US watchdog moves to overhaul governance of equity consolidated tape

Following intense debate among market participants on the extensive costs of market data, incumbent exchanges could soon have less power over the consolidated tape in the US.  

Trading and investment firms in the US could gain greater control over the equity consolidated tape, following years of debate around the alleged monopoly that incumbent exchanges hold on critical market data.

The Securities and Exchange Commission (SEC) has published a proposal in a bid to modernise the governance of National Market System (NMS) plans, which produce the public consolidated tape and disseminate trade and data from trading venues.

Under the current regime, incumbent exchanges, such as Nasdaq, the New York Stock Exchange (NYSE) and Cboe, have total control and voting power over how the consolidated tape is produced and disseminated. Although under the SEC’s proposal, broker-dealers and investment firms would gain voting rights, subsequently limiting the control of incumbent exchange operators.

“The Commission has received extensive public input on issues relating to equity market structure and access to market data, as well as suggestions for how that structure should be updated to ensure that our markets continue to best serve the interests of investors,” said Jay Clayton, chairman of the SEC. “Today’s proposed order is designed to address issues regarding the dissemination of market data that affect the efficiency and fairness of our markets.”

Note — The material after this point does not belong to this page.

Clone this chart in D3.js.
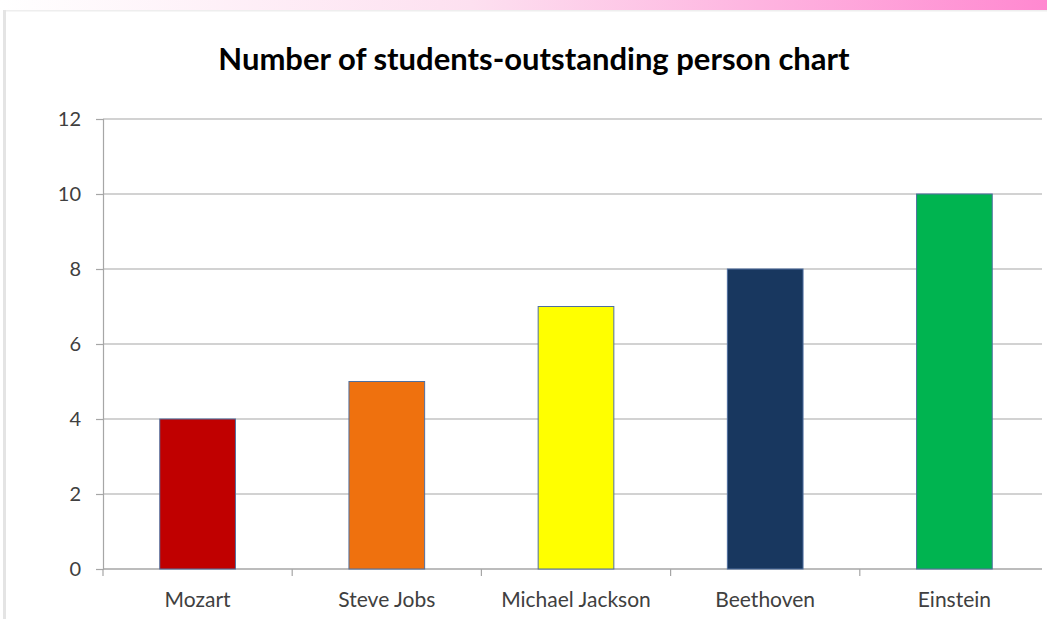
<!DOCTYPE html>
<html>
<head>
<meta charset="utf-8">
<script src="https://cdn.jsdelivr.net/npm/d3@7"></script>
<style>
  body { margin: 0; background: #fff; }
  svg { display: block; }
</style>
</head>
<body>
<div id="chart"></div>
<script>
const width = 1047
const height = 619

const people = ["Mozart", "Steve Jobs", "Michael Jackson", "Beethoven", "Einstein"]
const students = [4, 5, 7, 8, 10]
const barColors = ["#c00000", "#ef710e", "#ffff00", "#18375f", "#00b450"]
const yTicks = [0, 2, 4, 6, 8, 10, 12]

const plot = { left: 103, right: 1049, top: 119, bottom: 569, gridEnd: 1042 }

const svg = d3.select("#chart").append("svg").attr("width", width).attr("height", height)

// slide frame: pink band on top, soft shadow on the left
const defs = svg.append("defs")
const grad = defs.append("linearGradient").attr("id", "band")
grad.append("stop").attr("offset", "0%").attr("stop-color", "#ffffff")
grad.append("stop").attr("offset", "45%").attr("stop-color", "#fde0f0")
grad.append("stop").attr("offset", "100%").attr("stop-color", "#ff88d0")
svg.append("rect").attr("width", width).attr("height", 10).attr("fill", "url(#band)")
svg.append("rect").attr("x", 4).attr("y", 10).attr("width", width).attr("height", 1.5).attr("fill", "#eeeeee")
svg.append("rect").attr("x", 3).attr("y", 10).attr("width", 3).attr("height", height).attr("fill", "#e4e4e4")

const x = d3.scaleBand().domain(people).range([plot.left, plot.right]).paddingInner(0.6).paddingOuter(0.3)
const band = d3.scaleBand().domain(people).range([plot.left, plot.right])
const y = d3.scaleLinear().domain([0, 12]).range([plot.bottom, plot.top])

const labelFont = "Lato, 'Open Sans', sans-serif"

// gridlines
svg.append("g").selectAll("line").data(yTicks).enter().append("line")
    .attr("x1", plot.left).attr("x2", plot.gridEnd)
    .attr("y1", d => y(d)).attr("y2", d => y(d))
    .attr("stroke", "#a6a6a6").attr("stroke-width", 1.2)

// y axis
const yAxisGroup = svg.append("g").attr("transform", `translate(${plot.left},0)`)
yAxisGroup.call(d3.axisLeft(y).tickValues(yTicks).tickSize(7).tickPadding(15))
yAxisGroup.select(".domain").attr("stroke", "#a6a6a6").attr("stroke-width", 1.2)
yAxisGroup.selectAll(".tick line").attr("stroke", "#a6a6a6").attr("stroke-width", 1.2)
yAxisGroup.selectAll(".tick text")
    .attr("font-family", labelFont).attr("font-size", 20).attr("fill", "#404040")

// x axis: ticks between categories
const xAxisGroup = svg.append("g").attr("transform", `translate(0,${plot.bottom})`)
xAxisGroup.append("line").attr("x1", plot.left).attr("x2", plot.gridEnd)
    .attr("stroke", "#a6a6a6").attr("stroke-width", 1.2)
const boundaries = people.map(p => band(p)).concat([plot.right])
xAxisGroup.selectAll(".sep").data(boundaries).enter().append("line")
    .attr("x1", d => d).attr("x2", d => d).attr("y1", 0).attr("y2", 7)
    .attr("stroke", "#a6a6a6").attr("stroke-width", 1.2)
xAxisGroup.selectAll(".lbl").data(people).enter().append("text")
    .attr("x", d => band(d) + band.bandwidth() / 2).attr("y", 38)
    .attr("text-anchor", "middle")
    .attr("font-family", labelFont).attr("font-size", 21).attr("fill", "#404040")
    .text(d => d)

// bars
svg.append("g").selectAll("rect").data(people).enter().append("rect")
    .attr("x", d => x(d))
    .attr("y", (d, i) => y(students[i]))
    .attr("width", x.bandwidth())
    .attr("height", (d, i) => y(0) - y(students[i]))
    .attr("fill", (d, i) => barColors[i])
    .attr("stroke", "#4f6f9f").attr("stroke-width", 1)

// title
svg.append("text").attr("x", 534).attr("y", 70).attr("text-anchor", "middle")
    .attr("font-family", labelFont).attr("font-weight", "bold")
    .attr("font-size", 31).attr("fill", "#000")
    .text("Number of students-outstanding person chart")
</script>
</body>
</html>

The proposal from the US watchdog is the culmination of intense debate among market participants, many of whom argue that exchanges have an unfair monopoly on the equity consolidated tape, which they suggest is grossly overpriced considering the supposed low-cost of production. 

Mehmet Kinak, a 19-year T. Rowe Price veteran who currently heads up global systematic trading and market structure for the asset manager, has long-been an advocate for sweeping changes across the industry, which he believes in some cases can favour exchange groups over investors. During a heated roundtable discussion at the SEC early last year, Kinak argued that brokers have no choice but to purchase more expensive equity market data products from exchange groups to meet regulatory requirements.

“What concerns me is an ecosystem that slants one direction over another, [the exchanges] set the rules and we have to follow them,” Kinak told the SEC. “That’s a tilted system which needs to be addressed. An ecosystem of a for-profit company that can self-regulate itself and police reform that allows it to get flow is a terrible cocktail that has been created, unfortunately, and it needs to be addressed.”

Similarly, challenger exchange group IEX, alongside the likes of firms such as Virtu Financial, strongly supported Kinak’s argument and slammed the incumbent exchanges for not revealing the true costs of producing the consolidated tape. Shortly after the roundtable at the SEC, IEX made the bold move of publicly disclosing its own costs of producing market data and connectivity, suggesting that incumbent exchanges could be marking up charges for such services by as much as 4,000%.

At the same time, and following the bitter dispute over transparency and costs, nine major Wall Street firms confirmed plans to establish a member-owned equities exchange to rival the incumbents. Known as Members Exchange (MEMX), those involved include Bank of America Merrill Lynch, Charles Schwab, Citadel Securities, E*TRADE, Fidelity Investments, Morgan Stanley, TD Ameritrade, UBS and Virtu Financial.

MEMX’s mission is to increase competition and transparency, while reducing fixed costs and simplifying execution of equity trading in the US, with the latest technology and a low-cost fee structure. Former Instinet CEO, Jonathan Kellner, leads MEMX as chief executive, and the exchange is moving forward with its plans after gaining a green light from the SEC to launch its operations at some stage in the middle of this year.